UCLA

Metastasis occurs in one-third of clear cell renal cell carcinoma (ccRCC) patients and accounts for the majority of ccRCC-related deaths. Unfortunately, no therapy is available for this lethal disease because the molecular mechanism of metastasis is not fully understood. Although it has been known for 25 years that the loss of function of the VHL tumor suppressor gene is pathognomonic of RCC, its involvement in malignant progression remains elusive. Using a CRISPR/ Cas9 gene editing system and a mouse orthotopic implantation model, we previously found that the intratumoral heterogeneity of VHL expression is essential in ccRCC metastasis. Specifically, the VHL(-) cell population serves as the metastatic driver. Therefore, in this study, we sought to develop 1) a novel animal model of cooperative ccRCC metastasis and 2) small molecules with selective toxicity against the VHL(-) cells. For the first aim, we have utilized the chicken chorioallantoic membrane (CAM) model to establish a novel, cost- and labor-efficient animal model of cooperative metastasis, which almost perfectly recapitulated the characteristic phenomena observed in the mouse orthotopic implantation model. Using this model, we have also further explored exosome’s involvement in cooperative metastasis.For the second part of the project, we hypothesize that targeting the metastatic driver population, VHL(-), will effectively inhibit metastases. We have utilized high-throughput screening (HTS) for this purpose. A ratiometric black-box approach was employed to identify selective modulators of cell growth and survival of murine VHL(-) ccRCC cell lines with little to no effect on VHL(+) cells. Statins, the commonly used cholesterol-lowering drugs, showed up as hits. Dosage curves confirmed this result, and animal studies suggest its efficacy against ccRCC metastasis. The mechanism of action (MOA) is currently under investigation, but data implies that it may be distinct from statin's primary role as cholesterol-lowering.
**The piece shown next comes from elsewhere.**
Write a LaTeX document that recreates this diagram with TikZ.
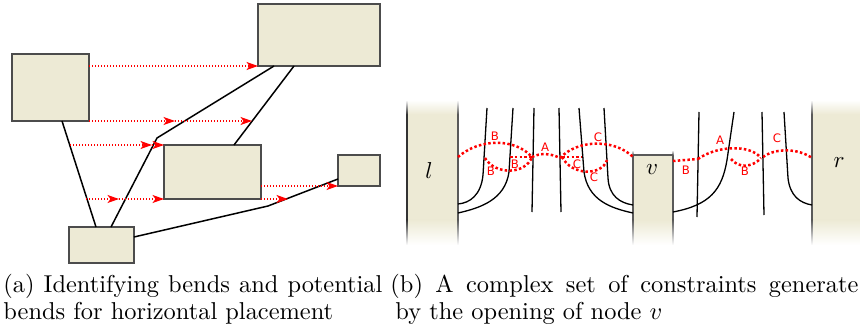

Strikingly, other metastatic cancer subtypes, such as triple-negative breast cancer (TNBC) and neuroendocrine prostate cancer (NEPC), were found to be more sensitive to statin treatment compared to their less aggressive counterparts. By investigating this further, we can potentially develop a pan-cancer small-molecule inhibitor of metastasis based on the FDA-approved, cheap, and widely available statins.